We conditionally reverse the judgment and remand the matter to the superior court. On remand, the court must disclose the subpoenaed material, redacted of all nonmaterial information, to defendant. The defendant must be provided a reasonable period of time in which to investigate the information and demonstrate prejudice from the trial court's failure to provide the information. Thereafter, the trial court must order a new trial if defendant demonstrates a reasonable probability the result would have been different had the information been disclosed. (See People v.
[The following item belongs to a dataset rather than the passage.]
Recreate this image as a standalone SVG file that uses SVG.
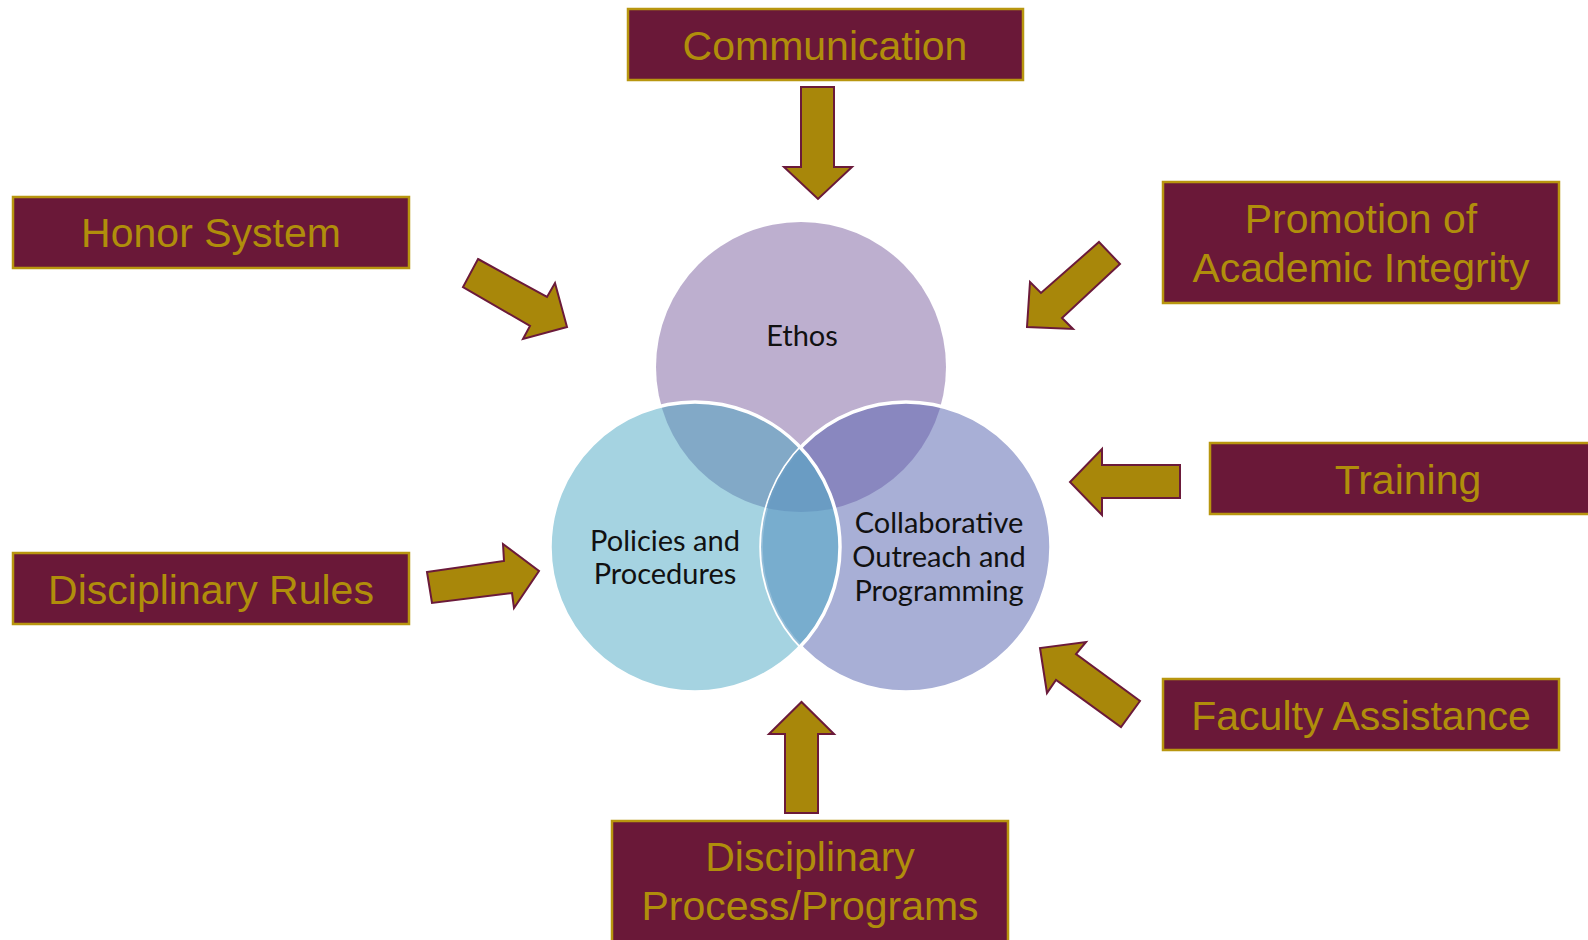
<svg xmlns="http://www.w3.org/2000/svg" width="1588" height="940" viewBox="0 0 1588 940">
<style>
.box{fill:#6A1838;stroke:#B8960F;stroke-width:2.5}
.bt{font-family:"Liberation Sans",Arial,sans-serif;font-size:41px;fill:#B08E0B;text-anchor:middle}
.arr{fill:#A8870A;stroke:#6B1A3A;stroke-width:2;stroke-linejoin:miter}
.ct{font-family:Lato,"Open Sans",sans-serif;font-size:29px;fill:#111;text-anchor:middle}
.wl{fill:none;stroke:#fff;stroke-width:3.5}
</style>
<defs>
<clipPath id="cE"><circle cx="801" cy="367" r="145"/></clipPath>
<clipPath id="cP"><circle cx="695" cy="547" r="145"/></clipPath>
<clipPath id="cC"><circle cx="906" cy="547" r="145"/></clipPath>
</defs>
<rect width="1588" height="940" fill="#fff"/>

<g id="ethos"><circle cx="801" cy="367" r="145" fill="#BDAFCF"/></g>
<g id="collaborative"><circle cx="906" cy="547" r="145" fill="#A8AFD6"/></g>
<g id="policies"><circle cx="695" cy="547" r="145" fill="#A5D3E1"/></g>
<g id="overlaps">
<circle cx="695" cy="547" r="145" fill="#82A9C7" clip-path="url(#cE)"/>
<circle cx="906" cy="547" r="145" fill="#8987BF" clip-path="url(#cE)"/>
<g clip-path="url(#cC)">
<circle cx="695" cy="547" r="145" fill="#78ADCE"/>
<circle cx="695" cy="547" r="145" fill="#6898C0" clip-path="url(#cE)"/>
</g>
<circle class="wl" cx="906" cy="547" r="145"/>
<g clip-path="url(#cC)">
<circle cx="695" cy="547" r="145" fill="#78ADCE" fill-opacity="0.8"/>
<circle cx="695" cy="547" r="145" fill="#6898C0" fill-opacity="0.8" clip-path="url(#cE)"/>
</g>
<circle class="wl" cx="695" cy="547" r="145"/>
</g>
<g id="circle-labels">
<text class="ct" x="802" y="346">Ethos</text>
<text class="ct" x="665" y="551">Policies and</text>
<text class="ct" x="665" y="584">Procedures</text>
<text class="ct" x="939" y="533">Collaborative</text>
<text class="ct" x="939" y="567">Outreach and</text>
<text class="ct" x="939" y="601">Programming</text>
</g>

<g id="connectors">
<path class="arr" d="M801,87 H834 V167 H852 L818,199 L784,167 H801 Z"/>
<path class="arr" d="M478,259 L547,297 L555,283 L567,327 L523,339 L530,326 L463,287 Z"/>
<path class="arr" d="M1099,242 L1120,264 L1062,318 L1073,329 L1027,327 L1030,282 L1041,293 Z"/>
<path class="arr" d="M1180,465 V498 H1102 V515 L1070,482 L1102,449 V465 Z"/>
<path class="arr" d="M427,572 L504,561 L503,544 L539,571 L514,608 L512,593 L432,603 Z"/>
<path class="arr" d="M1140,701 L1121,727 L1056,680 L1047,693 L1040,648 L1086,642 L1076,654 Z"/>
<path class="arr" d="M785,813 V734 H769 L801.5,702 L834,734 H818 V813 Z"/>
</g>

<g id="communication"><rect class="box" x="628" y="9" width="395" height="71"/><text class="bt" x="825" y="60">Communication</text></g>
<g id="honor-system"><rect class="box" x="13" y="197" width="396" height="71"/><text class="bt" x="211" y="247">Honor System</text></g>
<g id="promotion"><rect class="box" x="1163" y="182" width="396" height="121"/><text class="bt" x="1361" y="233">Promotion of</text><text class="bt" x="1361" y="282">Academic Integrity</text></g>
<g id="training"><rect class="box" x="1210" y="443" width="396" height="71"/><text class="bt" x="1408" y="494">Training</text></g>
<g id="disciplinary-rules"><rect class="box" x="13" y="553" width="396" height="71"/><text class="bt" x="211" y="604">Disciplinary Rules</text></g>
<g id="faculty-assistance"><rect class="box" x="1163" y="679" width="396" height="71"/><text class="bt" x="1361" y="730">Faculty Assistance</text></g>
<g id="disciplinary-process"><rect class="box" x="612" y="821" width="396" height="121"/><text class="bt" x="810" y="871">Disciplinary</text><text class="bt" x="810" y="920">Process/Programs</text></g>
</svg>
Gaines (2009) 46 Cal.4th 172, 182-183.) If defendant fails to make a showing of prejudice, the trial court shall reinstate the judgment.
III
DISPOSITION
The judgment is conditionally reversed and the cause remanded for the trial court to disclose to defendant the relevant subpoenaed information, allow defendant the opportunity to demonstrate prejudice, and order a new trial if there is a reasonable probability the outcome would have been different had the information been disclosed. If such showing is not made, the trial court shall reinstate the judgment.
MOORE, J. WE CONCUR: BEDSWORTH, ACTING P. J. ARONSON, J.